S. distinguishes between ‘material colour’, the inherent colour of the object, and ‘additive colour’, such as pigments. In Chapter 2, ‘Additive Colors, Kosmēsis, and Care’, S. considers parts added to a surface and parts fitted into a new whole, playing on the meaning of kosmos (‘order’, ‘world’) and kosmēsis (‘order’, ‘adornment’). One example given is Pandora, who was formed from the material clay with colour added in the form of textile, flowers, silver and gold. The adornments of the clay figure were kosmēsis. S. connects kosmēsis and care: since paint would have to be touched up, (re)colouring was a recurrent phenomenon. S. holds that ‘[t]hrough the maintenance that they demand, material colors engage a feminist ethics of care that centers care work as political work’ (p. 132). This bold proposition is unlikely to meet with general acceptance.
In the following chapter, ‘Khōra, Relief, and Landscape’, S. argues that the chromatic experience was shaped by the natural environment (khōra meaning ‘land’). She focuses on the sanctuary at Delphi, first discussing the legendary early temples of Apollo, allegedly fashioned from respectively laurels, beeswax and feathers, and bronze, before the fourth temple made from stone. While a temple was not constructed of multicoloured feathers, the poetic notion of these colourful and shimmering items suggests that the Greeks had a keen understanding of material variety. For the Siphnian Treasury, c. 530 bce, the foundation was made of local blue-grey limestone, the walls of Siphnian marble, the entablature of Naxian marble, while the finest Parian marble was confined to the sculpture (p. 164). S. maintains that the coloristic ensemble of the Treasury had to be experienced together with the colours of the Delphic landscape. We may take the conventional blue ground to reflect the sky, but it is difficult to accept that the white inscriptions on the frieze ‘evoke the white clouds in the blue sky of the landscape surrounding the building’ (p. 169). The Siphnian Treasury was one of many treasuries lining the sacred way. One can imagine that the Siphnians intended it to outdo nearby structures in material splendour. Since the sculptural styles of the individual reliefs differ, it is possible that their polychromy also differed. At least, the artists probably paid special attention to the east façade, with the two caryatids, and the south side, which faced visitors on the processional route. A significant aspect of the Siphnian sculpture is that the colour was not naturalistic; with horses painted red or green, colours may have been chosen for saliency.

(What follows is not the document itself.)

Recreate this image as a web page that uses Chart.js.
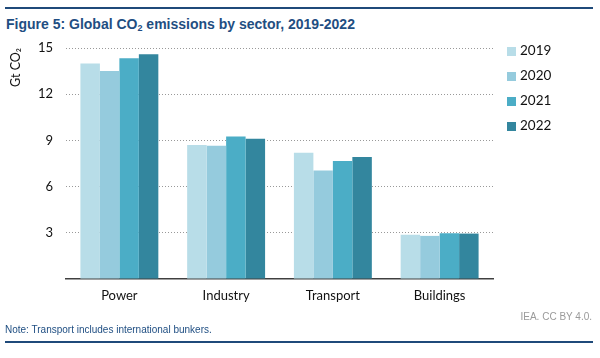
<!DOCTYPE html>
<html><head><meta charset="utf-8">
<script src="https://cdn.jsdelivr.net/npm/chart.js@4"></script>
<style>
html,body{margin:0;padding:0;background:#fff;width:600px;height:358px;overflow:hidden;}
#wrap{position:relative;width:600px;height:358px;}
#chart{position:absolute;left:0;top:0;}
.line{position:absolute;left:5px;width:588px;height:2px;background:#1f4a7a;}
#title{position:absolute;left:6px;top:16px;font:bold 14px "Liberation Sans",Arial,sans-serif;color:#1f4e82;white-space:nowrap;}
#title sub{font-size:9px;vertical-align:-2px;line-height:0;}
#source{position:absolute;right:8px;top:311px;font:10px "Liberation Sans",Arial,sans-serif;color:#9a9a9a;}
#note{position:absolute;left:5px;top:324px;font:10px "Liberation Sans",Arial,sans-serif;color:#1f4e82;}
#legend{position:absolute;left:507px;top:0;font:13.5px Lato,sans-serif;color:#111;}
.li{position:absolute;left:0;white-space:nowrap;}
.sw{display:inline-block;width:9px;height:9px;margin-right:4px;vertical-align:middle;}
</style></head>
<body><div id="wrap">
<div class="line" style="top:7px"></div>
<div id="title">Figure 5: Global CO<sub>2</sub> emissions by sector, 2019-2022</div>
<canvas id="chart" width="600" height="358"></canvas>
<div id="legend"></div>
<div id="source">IEA. CC BY 4.0.</div>
<div id="note">Note: Transport includes international bunkers.</div>
<div class="line" style="top:341px"></div>
</div>
<script>
const categories = ["Power", "Industry", "Transport", "Buildings"];
const years = ["2019", "2020", "2021", "2022"];
const values2019 = [14.0, 8.7, 8.2, 2.87];
const values2020 = [13.5, 8.65, 7.05, 2.8];
const values2021 = [14.33, 9.25, 7.67, 2.97];
const values2022 = [14.6, 9.1, 7.93, 2.95];
const yTicks = [3, 6, 9, 12, 15];
const colors = ["#b8dde8", "#95cbdd", "#4badc6", "#33869e"];
const seriesValues = [values2019, values2020, values2021, values2022];

const datasets = years.map((y, i) => ({
  label: y,
  data: seriesValues[i],
  backgroundColor: colors[i],
  borderWidth: 0,
  categoryPercentage: 0.73,
  barPercentage: 1.0
}));

new Chart(document.getElementById('chart'), {
  type: 'bar',
  data: { labels: categories, datasets },
  options: {
    responsive: false,
    animation: false,
    layout: { padding: { left: 0, right: 107, top: 48, bottom: 49 } },
    plugins: { legend: { display: false }, tooltip: { enabled: false } },
    scales: {
      x: {
        grid: { display: false, drawTicks: false },
        border: { display: true, color: '#404040', width: 1.5 },
        ticks: { color: '#111', font: { family: 'Lato', size: 13 }, padding: 9 },
        afterFit: (a) => { a.height = 30; }
      },
      y: {
        min: 0, max: 15,
        afterBuildTicks: (a) => { a.ticks = [0].concat(yTicks).map(v => ({ value: v })); },
        ticks: { color: '#111', font: { family: 'Lato', size: 13 }, padding: 13,
                 callback: (v) => v === 0 ? '' : v },
        grid: { color: (c) => c.tick && c.tick.value === 0 ? 'rgba(0,0,0,0)' : '#999999', lineWidth: 1, drawTicks: false },
        border: { display: false, dash: [1, 2] },
        title: { display: true, align: 'end', text: 'Gt CO₂', color: '#111', font: { family: 'Lato', size: 12.5 }, padding: { top: 8, bottom: 0 } },
        afterFit: (a) => { a.width = 66; }
      }
    }
  }
});

const lg = document.getElementById('legend');
const lyc = [51, 76, 100.5, 126];
years.forEach((y, i) => {
  const d = document.createElement('div');
  d.className = 'li';
  d.style.top = (lyc[i] - 9) + 'px';
  d.innerHTML = '<span class="sw" style="background:' + colors[i] + '"></span>' + y;
  lg.appendChild(d);
});
</script>
</body></html>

Inasmuch as they were put together from sections to form the body, with various other materials for eyes and details, S. suggests that bronze statues should also be understood as assemblages. Examining the Riace bronzes, S. observes the intricate design of eyes assembled from white bone and pink, brown and black glass paste, further enhanced with metal eyelashes. Focusing on the inlaid eyes of the Piraeus Athena, S. demonstrates the visual difference between the same prototype in bronze and in marble (fig. 118). Unfortunately, since the colours of painted eyes have faded, it is difficult to compare across the media. Very few statues retain their eyes. The bronze herm of the Roman Doryphorus from the Villa dei Papyri originally had inlaid eyes, but the eighteenth-century conservators put bronze films there to cover the empty eye sockets, thus creating a false monochrome look (pp. 208–9). S. underlines the importance of eyes for animating the sculptures, arguing convincingly that artists strove to make the works lifelike (empsykon) rather than to create naturalistic likenesses. The chapter contains a short theoretical section on ancient theories of vision, with reference to, among others, Empedocles, Democritus and Plato (pp. 192–9). This well-illustrated chapter is one of the most interesting parts of the book.
Expanding S.'s leading concept of assemblage, the fitting together of little bits into larger entities, the final chapter unexpectedly turns from sculpture to floor mosaics, with examples ranging from the fourth century bce to the second century ce. Although the pavements fall outside the subject of classical sculptural polychromy, they do provide an idea of another area of ancient art where colour mattered: in the floors made mainly of natural stone the palette was restricted, and yet the artists succeeded in creating harmonious and colourful works. The inclusion of mosaics would, nevertheless, have been more relevant to the overall theme had S. used the colours of floors to propose potential hues for sculpture.
The epilogue closes the circle by readdressing the polychromy debate, now dealing with the reception of Phidias’ gigantic chryselephantine statues of Athena Parthenos and Zeus at Olympia. Through replication in other materials and in reduced size, these originally multicoloured, multimaterial manifestations were perpetuated as monochromatic, colour being stripped through reproductions. However, there were exceptions such as the Varvakeion Athena, which still retains pigment traces. From Quatremère de Quincy's Jupiter Olympien to Alan LeQuire's full-size replica of the Athena Parthenos in the Nashville Parthenon, futile attempts have been made to visualise the statues in their original splendour.
The book is in large format, handsomely produced and lavishly illustrated with 164 colour photographs and four in black and white; most are full or half page. Bibliographic references and footnotes are plentiful. S. has assembled archaeological, art historical, philosophical, linguistic and environmental threads into a complex coloristic weave – at times almost too complex, the range of material competing for the reader's attention. That said the book is a stimulating addition to the many archaeologically based publications on polychromy.